More commonly, firms have attempted to encourage staff back to the office by offering incentives such as free breakfasts and lunches, complimentary gym passes and childcare facilities. These can help to both offset some of the costs associated with office attendance and support employee wellbeing. There is also the potential for enhanced versions of some incentives to be offered on Mondays and Fridays, to help draw people into the office on these quieter days.

Attractive and stimulating working environments may also be key to boosting office attendance. Research recently published by Brookfield found that staff are considerably more likely to prefer office work to home working when they have access to office spaces that are enriched by art, culture and wellness facilities, rather than more basic ‘lean offices’. This is supporting the continued flight to quality currently being seen in office occupier markets.

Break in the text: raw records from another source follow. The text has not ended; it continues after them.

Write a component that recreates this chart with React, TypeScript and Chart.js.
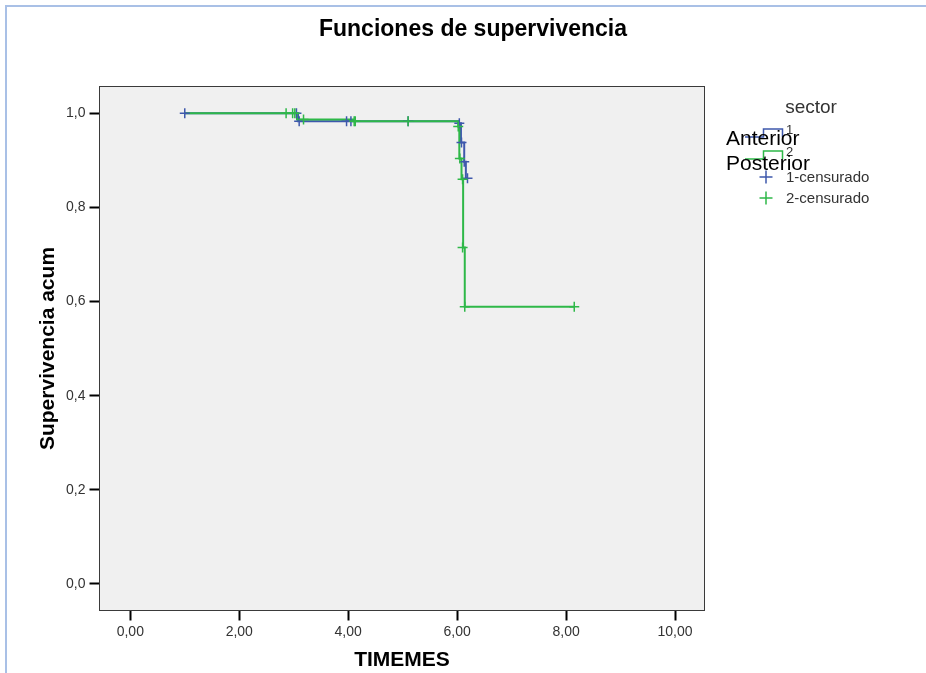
import React, { useEffect, useRef } from 'react';
import { Chart, registerables } from 'chart.js';

Chart.register(...registerables);

const FONT = '"Liberation Sans", Arial, sans-serif';
const BLUE = 'rgb(62,88,172)';
const GREEN = 'rgb(46,184,72)';

const chartTitle = 'Funciones de supervivencia';
const xAxisTitle = 'TIMEMES';
const yAxisTitle = 'Supervivencia acum';
const legendTitle = 'sector';
const groupLabels = ['Anterior', 'Posterior'];
const groupCodes = ['1', '2'];
const censoredLabels = ['1-censurado', '2-censurado'];

const xTickValues = [0, 2, 4, 6, 8, 10];
const xTickLabels = ['0,00', '2,00', '4,00', '6,00', '8,00', '10,00'];
const yTickValues = [0, 0.2, 0.4, 0.6, 0.8, 1.0];
const yTickLabels = ['0,0', '0,2', '0,4', '0,6', '0,8', '1,0'];
const xMin = -0.5655;
const xMax = 10.541;
const yMin = -0.0563;
const yMax = 1.0569;

// Group 1 (Anterior) survival steps
const anteriorTimes = [1.0, 3.08, 6.02, 6.07, 6.13, 6.16, 6.19];
const anteriorSurv = [1.0, 0.983, 0.979, 0.938, 0.897, 0.862, 0.862];
const anteriorCensTimes = [1.0, 3.05, 3.1, 3.97, 4.05, 5.1, 6.04, 6.08, 6.13, 6.19];
const anteriorCensSurv = [1.0, 1.0, 0.983, 0.983, 0.983, 0.983, 0.979, 0.938, 0.897, 0.862];

// Group 2 (Posterior) survival steps
const posteriorTimes = [1.0, 3.06, 4.09, 6.02, 6.04, 6.08, 6.11, 6.14, 8.15];
const posteriorSurv = [1.0, 0.987, 0.983, 0.972, 0.904, 0.86, 0.715, 0.589, 0.589];
const posteriorCensTimes = [2.86, 2.98, 3.02, 3.18, 4.11, 4.13, 5.1, 6.02, 6.05, 6.1, 6.1, 6.14, 8.15];
const posteriorCensSurv = [1.0, 1.0, 1.0, 0.987, 0.983, 0.983, 0.983, 0.972, 0.904, 0.86, 0.715, 0.589, 0.589];

const toXY = (xs: number[], ys: number[]) => xs.map((x, i) => ({ x, y: ys[i] }));

const decorPlugin = {
  id: 'decor',
  beforeDraw(chart: any) {
    const { ctx, chartArea } = chart;
    ctx.save();
    ctx.fillStyle = '#ffffff';
    ctx.fillRect(0, 0, chart.width, chart.height);
    ctx.fillStyle = '#a9c0e6';
    ctx.fillRect(5, 5, chart.width - 5, 2);
    ctx.fillRect(5, 5, 2, chart.height - 5);
    ctx.fillStyle = '#f0f0f0';
    ctx.fillRect(chartArea.left, chartArea.top, chartArea.right - chartArea.left, chartArea.bottom - chartArea.top);
    ctx.restore();
  },
  afterDraw(chart: any) {
    const { ctx, chartArea } = chart;
    ctx.save();
    // plot frame
    ctx.strokeStyle = '#3a3a3a';
    ctx.lineWidth = 1;
    ctx.strokeRect(chartArea.left, chartArea.top, chartArea.right - chartArea.left, chartArea.bottom - chartArea.top);

    // title
    ctx.fillStyle = '#000';
    ctx.font = `bold 23px ${FONT}`;
    ctx.textAlign = 'center';
    ctx.textBaseline = 'alphabetic';
    ctx.fillText(chartTitle, 473, 36);

    // legend
    ctx.fillStyle = '#333';
    ctx.font = `19px ${FONT}`;
    ctx.fillText(legendTitle, 811, 113);

    const colors = [BLUE, GREEN];
    const symY = [137, 159];
    const textY = [145, 170];
    ctx.textAlign = 'left';
    for (let i = 0; i < 2; i++) {
      const y = symY[i];
      ctx.strokeStyle = colors[i];
      ctx.lineWidth = 1.5;
      ctx.beginPath();
      ctx.moveTo(745, y);
      ctx.lineTo(763.5, y);
      ctx.lineTo(763.5, y - 8);
      ctx.lineTo(782.5, y - 8);
      ctx.lineTo(782.5, y);
      ctx.stroke();
      ctx.fillStyle = '#333';
      ctx.font = `13px ${FONT}`;
      ctx.fillText(groupCodes[i], 786, y - 3);
      ctx.fillStyle = '#000';
      ctx.font = `21px ${FONT}`;
      ctx.fillText(groupLabels[i], 726, textY[i]);
    }
    const crossY = [177, 198];
    for (let i = 0; i < 2; i++) {
      const cy = crossY[i];
      ctx.strokeStyle = colors[i];
      ctx.lineWidth = 1.5;
      ctx.beginPath();
      ctx.moveTo(759.5, cy);
      ctx.lineTo(772.5, cy);
      ctx.moveTo(766, cy - 6.5);
      ctx.lineTo(766, cy + 6.5);
      ctx.stroke();
      ctx.fillStyle = '#333';
      ctx.font = `15px ${FONT}`;
      ctx.fillText(censoredLabels[i], 786, cy + 5);
    }
    ctx.restore();
  },
};

export default function App() {
  const ref = useRef<HTMLCanvasElement>(null);
  useEffect(() => {
    if (!ref.current) return;
    const censStyle = (c: string) => ({
      showLine: false,
      pointStyle: 'cross',
      pointRadius: 5,
      pointHoverRadius: 5,
      pointBorderWidth: 1.5,
      pointBorderColor: c,
      pointBackgroundColor: c,
      borderColor: c,
      backgroundColor: c,
    });
    const lineStyle = (c: string) => ({
      showLine: true,
      stepped: 'before' as const,
      borderColor: c,
      backgroundColor: c,
      borderWidth: 2,
      pointRadius: 0,
      pointHoverRadius: 0,
      fill: false,
    });
    const chart = new Chart(ref.current, {
      type: 'scatter',
      data: {
        datasets: [
          { label: censoredLabels[1], data: toXY(posteriorCensTimes, posteriorCensSurv), ...censStyle(GREEN) },
          { label: censoredLabels[0], data: toXY(anteriorCensTimes, anteriorCensSurv), ...censStyle(BLUE) },
          { label: groupLabels[1], data: toXY(posteriorTimes, posteriorSurv), ...lineStyle(GREEN) },
          { label: groupLabels[0], data: toXY(anteriorTimes, anteriorSurv), ...lineStyle(BLUE) },
        ] as any,
      },
      options: {
        responsive: false,
        animation: false,
        events: [],
        layout: { padding: { left: 0, top: 86.5, right: 221.5, bottom: 0 } },
        plugins: {
          legend: { display: false },
          title: { display: false },
          tooltip: { enabled: false },
        },
        scales: {
          x: {
            type: 'linear',
            min: xMin,
            max: xMax,
            afterBuildTicks: (s: any) => {
              s.ticks = xTickValues.map((v) => ({ value: v }));
            },
            afterFit: (s: any) => {
              s.height = 62.5;
            },
            ticks: {
              callback: (v: any) => xTickLabels[xTickValues.indexOf(Number(v))],
              font: { size: 14, family: FONT },
              color: '#333',
              padding: 3,
              maxRotation: 0,
              autoSkip: false,
            },
            grid: {
              display: true,
              drawOnChartArea: false,
              drawTicks: true,
              tickLength: 10,
              tickWidth: 2,
              tickColor: '#000',
            },
            border: { display: false },
            title: {
              display: true,
              text: xAxisTitle,
              color: '#000',
              font: { size: 21, weight: 'bold', family: FONT, lineHeight: 1 },
              padding: { top: 0, bottom: 2 },
            },
          },
          y: {
            type: 'linear',
            min: yMin,
            max: yMax,
            afterBuildTicks: (s: any) => {
              s.ticks = yTickValues.map((v) => ({ value: v }));
            },
            afterFit: (s: any) => {
              s.width = 99.5;
            },
            ticks: {
              callback: (v: any) => yTickLabels[yTickValues.indexOf(Number(v))],
              font: { size: 14, family: FONT },
              color: '#333',
              padding: 4,
              autoSkip: false,
            },
            grid: {
              display: true,
              drawOnChartArea: false,
              drawTicks: true,
              tickLength: 10,
              tickWidth: 2,
              tickColor: '#000',
            },
            border: { display: false },
            title: {
              display: true,
              text: yAxisTitle,
              color: '#000',
              font: { size: 21, weight: 'bold', family: FONT, lineHeight: 1 },
              padding: { top: 38, bottom: 0 },
            },
          },
        },
      } as any,
      plugins: [decorPlugin],
    });
    return () => chart.destroy();
  }, []);
  return (
    <div style={{ position: 'absolute', left: 0, top: 0, width: 926, height: 673 }}>
      <canvas ref={ref} width={926} height={673} style={{ display: 'block' }} />
    </div>
  );
}
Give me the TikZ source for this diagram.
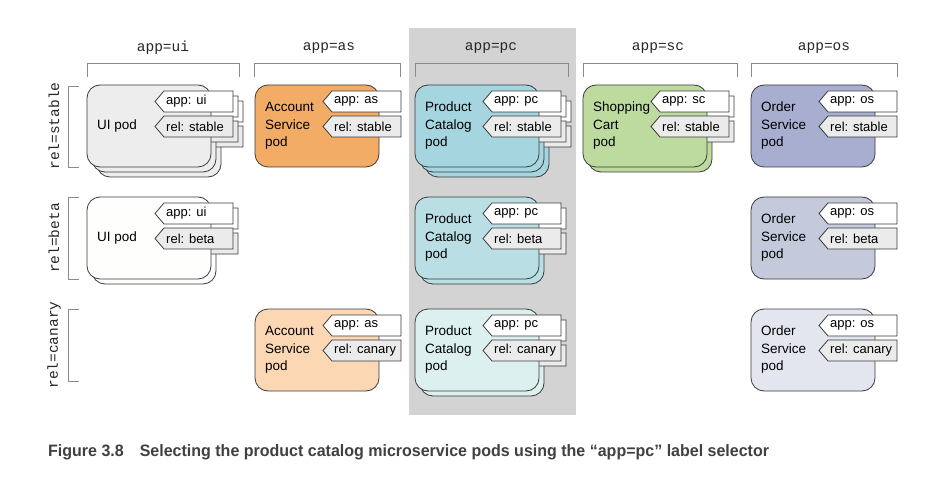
\documentclass[tikz,border=0pt]{standalone}
\usepackage{fontspec}
\setmainfont{Liberation Sans}
\setmonofont{Liberation Mono}
\newfontfamily\capfont[FakeStretch=0.97]{Liberation Sans}
\definecolor{linec}{HTML}{3A3A3A}
\definecolor{brc}{HTML}{8A8A8A}
\definecolor{colgray}{HTML}{D3D3D3}
\definecolor{relfill}{HTML}{EBEBEB}
\definecolor{uistable}{HTML}{EDEDED}
\definecolor{uibeta}{HTML}{FEFEFC}
\definecolor{asstable}{HTML}{F2AC66}
\definecolor{ascanary}{HTML}{FBD8B3}
\definecolor{pcstable}{HTML}{A5D6E0}
\definecolor{pcbeta}{HTML}{B9DFE5}
\definecolor{pccanary}{HTML}{DDF0F0}
\definecolor{scstable}{HTML}{BDDA9F}
\definecolor{osstable}{HTML}{A8AED0}
\definecolor{osbeta}{HTML}{C5C9DC}
\definecolor{oscanary}{HTML}{E4E6EF}
\definecolor{captc}{HTML}{404040}
\tikzset{
  podbox/.style={draw=linec, line width=0.8pt, rounded corners=13pt},
  tagbox/.style={draw=linec, line width=0.8pt},
  tagtext/.style={inner sep=0pt, anchor=west, font=\fontsize{13}{15}\selectfont, text=black},
  podtext/.style={inner sep=0pt, anchor=west, align=left, font=\fontsize{13.5}{17.5}\selectfont, text=black},
  colhead/.style={inner sep=0pt, font=\ttfamily\fontsize{14.5}{16}\selectfont, text=black!85},
  rowhead/.style={inner sep=0pt, rotate=90, font=\ttfamily\fontsize{14.5}{16}\selectfont, text=black!85},
  bracket/.style={draw=brc, line width=0.8pt},
}
% shape of one pod (no text): x, y, fill
\newcommand\podshape[3]{%
  \draw[podbox, fill=#3] (#1,#2) rectangle ++(124,82);
  \draw[tagbox, fill=white] ({#1+68},{#2+16.5}) -- ++(9,-10.5) -- ++(69,0) -- ++(0,21) -- ++(-69,0) -- cycle;
  \draw[tagbox, fill=relfill] ({#1+68},{#2+41.5}) -- ++(9,-10.5) -- ++(69,0) -- ++(0,21) -- ++(-69,0) -- cycle;
}
% labelled pod: name, x, y, fill, pod text, app text, rel text
\newcommand\podfull[7]{%
  \podshape{#2}{#3}{#4}
  \node[podtext] (#1-t) at ({#2+10},{#3+41}) {#5};
  \node[tagtext] (#1-a) at ({#2+79},{#3+16.5}) {#6};
  \node[tagtext] (#1-r) at ({#2+79},{#3+41.5}) {#7};
}
\begin{document}
\begin{tikzpicture}[x=1pt,y=-1pt]
\useasboundingbox (0,0) rectangle (941,478);
\fill[colgray] (408.5,28) rectangle (576,415);

% column headers and brackets
\node[colhead] (h-ui) at (163,48) {app=ui};
\node[colhead] (h-as) at (329,48) {app=as};
\node[colhead] (h-pc) at (491,48) {app=pc};
\node[colhead] (h-sc) at (658,48) {app=sc};
\node[colhead] (h-os) at (824,48) {app=os};
\draw[bracket] (87,77) -- (87,63) -- (239,63) -- (239,77);
\draw[bracket] (254,77) -- (254,63) -- (400,63) -- (400,77);
\draw[bracket] (415,77) -- (415,63) -- (568,63) -- (568,77);
\draw[bracket] (583,77) -- (583,63) -- (737,63) -- (737,77);
\draw[bracket] (751,77) -- (751,63) -- (897,63) -- (897,77);

% row headers and brackets
\node[rowhead] (r-stable) at (54,126) {rel=stable};
\node[rowhead] (r-beta) at (54,238) {rel=beta};
\node[rowhead] (r-canary) at (54,345) {rel=canary};
\draw[bracket] (79,86) -- (68,86) -- (68,167) -- (79,167);
\draw[bracket] (79,197) -- (68,197) -- (68,279) -- (79,279);
\draw[bracket] (79,309) -- (68,309) -- (68,381) -- (79,381);

% stable row
\podshape{97}{95}{uistable}
\podshape{92}{90}{uistable}
\podfull{uis}{87}{85}{uistable}{UI pod}{app: ui}{rel: stable}
\podfull{ass}{255}{85}{asstable}{Account\\Service\\pod}{app: as}{rel: stable}
\podshape{425}{95}{pcstable}
\podshape{420}{90}{pcstable}
\podfull{pcs}{415}{85}{pcstable}{Product\\Catalog\\pod}{app: pc}{rel: stable}
\podshape{588}{90}{scstable}
\podfull{scs}{583}{85}{scstable}{Shopping\\Cart\\pod}{app: sc}{rel: stable}
\podfull{oss}{751}{85}{osstable}{Order\\Service\\pod}{app: os}{rel: stable}

% beta row
\podshape{92}{202}{uibeta}
\podfull{uib}{87}{197}{uibeta}{UI pod}{app: ui}{rel: beta}
\podshape{420}{202}{pcbeta}
\podfull{pcb}{415}{197}{pcbeta}{Product\\Catalog\\pod}{app: pc}{rel: beta}
\podfull{osb}{751}{197}{osbeta}{Order\\Service\\pod}{app: os}{rel: beta}

% canary row
\podfull{asc}{255}{309}{ascanary}{Account\\Service\\pod}{app: as}{rel: canary}
\podshape{420}{314}{pccanary}
\podfull{pcc}{415}{309}{pccanary}{Product\\Catalog\\pod}{app: pc}{rel: canary}
\podfull{osc}{751}{309}{oscanary}{Order\\Service\\pod}{app: os}{rel: canary}

% caption
\node[inner sep=0pt, anchor=west, text=captc, font=\capfont\bfseries\fontsize{16.5}{18}\selectfont] (cap) at (48,452)
  {Figure 3.8\hspace{16pt}Selecting the product catalog microservice pods using the “app=pc” label selector};
\end{tikzpicture}
\end{document}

Brookfield’s research suggests that the social aspect of the office can be a key attraction, particularly for younger workers. Offices support face-to-face social and work interactions that simply aren’t possible in the home. To take advantage of this, occupiers could look to reconfigure offices to provide a greater variety of collaborative working spaces, or to arrange regular social or team building events. Scheduling such events for Mondays or Fridays is one way of ensuring that offices are in use on these days.

RETHINKING OFFICES

Nearly all office occupiers will need to embrace hybrid working to some extent and adjust their office footprints to meet changed requirements. The unique feature of the post-pandemic period is that requirements are likely to vary across the week on a larger scale than has ever been seen before.

For occupiers in regional UK cities seeking to bring workers back to the office in greater numbers, commuting times may be a less significant obstacle than they are in London. To build on this advantage, firms will also need to provide attractive office environments that workers actively choose to come to in preference to the home.